I am looking to generate a mean and variance value for every row in a numeric tibble. With my existing code, what I thought to be a very dplyr appropriate solution, it takes a number of hours to complete for 50,000 rows of about 35 columns.

Is there a way to speed up this operation using only dplyr? I know apply and purrr are options, but I am mostly curious if there is something about dplyr I'm overlooking when performing a large series of calculations like this.

Reproducible example:

library(tidyverse)
library(vroom)
gen_tbl(50000, cols = 40, 
        col_types = paste0(rep("d", 40), collapse = "")) %>%
  rowwise() %>%
  mutate(mean = mean(c_across()),
         var = var(c_across()))

My suspicion lies with rowwise() but I am interested if there is a more nuanced way to solving this with dplyr or if it is just not a problem dplyr is good at.

CodePudding user response：

Pivoting longer might be another approach to consider. For 10k rows (I didn't want to wait for 50k), this code was 100x faster, going from 21 seconds to 0.2 seconds:

df %>%
  mutate(row = row_number()) %>%
  tidyr::pivot_longer(-row) %>%
  group_by(row) %>%
  summarize(mean = mean(value),
            var = var(value)) %>%
  bind_cols(df, .)

CodePudding user response：

If you can get a row-wise variance function like matrixStats::rowVars() you can do this. I'm not sure why c_across() doesn't do it but across() seems to work.
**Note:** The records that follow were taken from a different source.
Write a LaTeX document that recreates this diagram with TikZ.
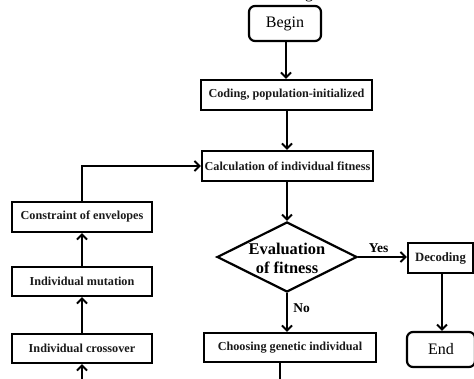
\documentclass[tikz,border=0pt]{standalone}
\usepackage{fontspec}
\setmainfont{Liberation Serif}
\usetikzlibrary{shapes.geometric,arrows.meta}
\begin{document}
\begin{tikzpicture}[x=1pt,y=1pt,
  box/.style={draw, line width=2.4pt, inner sep=0pt, font=\bfseries\fontsize{12.2}{14}\selectfont, text=black!90},
  term/.style={draw, line width=2.2pt, rounded corners=6pt, inner sep=0pt, font=\fontsize{16}{19}\selectfont},
  decision/.style={draw, diamond, line width=2.2pt, inner sep=0pt},
  arr/.style={line width=1.9pt, -{Straight Barb[length=5pt,width=10pt]}},
  lbl/.style={font=\bfseries\fontsize{13.5}{16}\selectfont}]
\useasboundingbox (0,0) rectangle (474,378);
\clip (0,0) rectangle (474,378);
% fragment of text cut off above
\node[anchor=base, font=\fontsize{16}{19}\selectfont, inner sep=0pt] (frag) at (309,379) {g};
% nodes (y = 378 - pixel row)
\node[term, minimum width=72pt, minimum height=35pt] (begin) at (285,354.5) {Begin};
\node[box, minimum width=171pt, minimum height=30pt] (coding) at (286.5,283) {Coding, population-initialized};
\node[box, minimum width=171pt, minimum height=30pt] (calc) at (287.5,212) {Calculation of individual fitness};
\node[decision, minimum width=140pt, minimum height=70pt] (eval) at (287,121) {};
\node[align=center, font=\bfseries\fontsize{16.4}{19}\selectfont, inner sep=0pt] (evaltext) at (287,119.5) {Evaluation\\of fitness};
\node[box, minimum width=65pt, minimum height=30pt, font=\bfseries\fontsize{12.7}{14}\selectfont] (decoding) at (440.5,120) {Decoding};
\node[term, minimum width=68pt, minimum height=35pt] (end) at (441,28.5) {End};
\node[box, minimum width=172pt, minimum height=29pt] (choose) at (290,30.5) {Choosing genetic individual};
\node[box, minimum width=140pt, minimum height=30pt] (constr) at (82,161) {Constraint of envelopes};
\node[box, minimum width=140pt, minimum height=29pt] (mut) at (82,96.5) {Individual mutation};
\node[box, minimum width=140pt, minimum height=29pt] (cross) at (82,29.5) {Individual crossover};
% connectors
\draw[arr] (begin.south -| 286,0) -- (coding.north -| 286,0);
\draw[arr] (coding.south -| 287,0) -- (calc.north -| 287,0);
\draw[arr] (calc.south -| eval.north) -- (eval.north);
\draw[arr] (eval.east) -- node[lbl, above, pos=0.42] {Yes} (decoding.west |- eval.east);
\draw[arr] (eval.south) -- node[lbl, right, pos=0.4, xshift=2pt] {No} (choose.north -| eval.south);
\draw[arr] (decoding.south -| 442,0) -- (end.north -| 442,0);
\draw[arr] (constr.north) |- (calc.west);
\draw[arr] (mut.north) -- (constr.south);
\draw[arr] (cross.north) -- (mut.south);
\coordinate (bend) at (280,-1.5);
\draw[arr] (choose.south -| bend) -- (bend) -| (cross.south);
\end{tikzpicture}
\end{document}
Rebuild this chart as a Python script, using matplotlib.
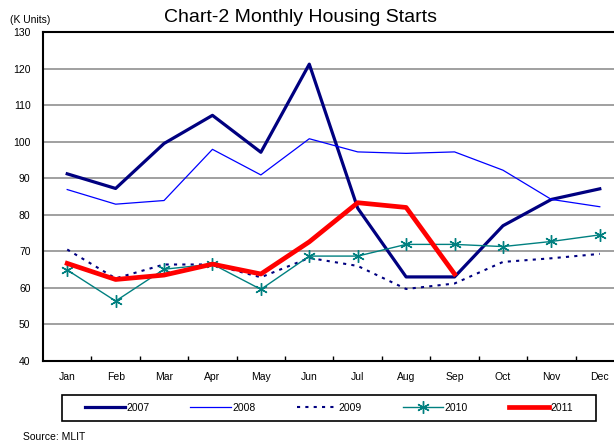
import matplotlib.pyplot as plt
from matplotlib.patches import Rectangle
from matplotlib.ticker import MultipleLocator, FixedLocator

plt.rcParams['font.family'] = ['Liberation Sans', 'DejaVu Sans']

# Monthly housing starts, thousand units
months = ['Jan', 'Feb', 'Mar', 'Apr', 'May', 'Jun',
          'Jul', 'Aug', 'Sep', 'Oct', 'Nov', 'Dec']
y2007 = [91.2, 87.2, 99.5, 107.2, 97.1, 121.2, 81.8, 63.0, 63.0, 77.0, 84.2, 87.1]
y2008 = [86.9, 82.9, 83.9, 97.9, 90.9, 100.8, 97.2, 96.8, 97.2, 92.2, 84.2, 82.2]
y2009 = [70.5, 62.6, 66.4, 66.4, 62.9, 68.2, 66.0, 59.7, 61.2, 67.1, 68.1, 69.3]
y2010 = [64.9, 56.4, 65.1, 66.5, 59.6, 68.7, 68.7, 71.9, 71.9, 71.3, 72.7, 74.5]
y2011 = [66.7, 62.3, 63.5, 66.5, 63.8, 72.6, 83.3, 82.0, 63.8]

fig = plt.figure(figsize=(6.14, 4.46), dpi=100)
# plot area runs slightly past the right edge, like the original
ax = fig.add_axes([43 / 614, 1 - 361 / 446, 581 / 614, 329 / 446])

x = list(range(len(months)))
ax.plot(x, y2007, color='#000080', lw=2.3, label='2007', zorder=3)
ax.plot(x, y2008, color='#0000FF', lw=0.9, label='2008', zorder=3)
ax.plot(x, y2009, color='#000080', lw=1.5, ls=(0, (1.5, 2.5)), label='2009', zorder=3)
ax.plot(x, y2010, color='#008080', lw=1.0, marker=(6, 2, 0), markersize=9,
        markeredgewidth=1.0, label='2010', zorder=3)
ax.plot(x[:len(y2011)], y2011, color='#FF0000', lw=3.4, label='2011', zorder=4)

ax.set_xlim(-0.5, 11.5)
ax.set_ylim(40, 130)
ax.yaxis.set_major_locator(MultipleLocator(10))
ax.grid(axis='y', color='#999999', lw=1.3)
ax.set_axisbelow(True)

ax.set_xticks(x)
ax.set_xticklabels(months, fontsize=7.5)
ax.xaxis.set_minor_locator(FixedLocator([i + 0.5 for i in range(11)]))
ax.tick_params(axis='x', which='major', length=0, pad=8)
ax.tick_params(axis='x', which='minor', direction='in', length=3.5, width=1)
ax.tick_params(axis='y', labelsize=7.5, length=0, pad=9)

for s in ['left', 'bottom', 'top']:
    ax.spines[s].set_linewidth(1.5)
ax.spines['right'].set_visible(False)

fig.text(300 / 614, 1 - 17 / 446, 'Chart-2 Monthly Housing Starts', ha='center',
         va='center', fontsize=14)
fig.text(10 / 614, 1 - 20 / 446, '(K Units)', ha='left', va='center', fontsize=7.5)
fig.text(23 / 614, 1 - 437 / 446, 'Source: MLIT', ha='left', va='center', fontsize=7.5)

# legend frame drawn separately so its size matches the original box
fig.patches.append(Rectangle((62 / 614, 1 - 421 / 446), 534 / 614, 26 / 446,
                             transform=fig.transFigure, fill=False,
                             edgecolor='black', lw=1.2))
fig.legend(loc='center', ncol=5, bbox_to_anchor=(329 / 614, 1 - 408 / 446),
           frameon=False, fontsize=7.5, handlelength=3.9, handletextpad=0.15,
           columnspacing=3.9, borderaxespad=0, borderpad=0)

fig.savefig('out.png', dpi=100)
I got it from this issue

library(tidyverse)
library(vroom)

gen_tbl(
  rows = 50000, 
  cols = 40, 
  col_types = paste0(rep("d", 40), collapse = "")
) %>%
  mutate(
    mean = rowMeans(across(everything())),
    # var = rowVars(across(everything())),
    .before = everything()
  )

# A tibble: 50,000 x 41
#    mean     X1     X2   
#    <dbl>  <dbl>  <dbl>  
# 1  0.199   -0.715 -1.64   
# 2 -0.212   -0.983 -1.38   
# 3  0.126   -0.135  0.263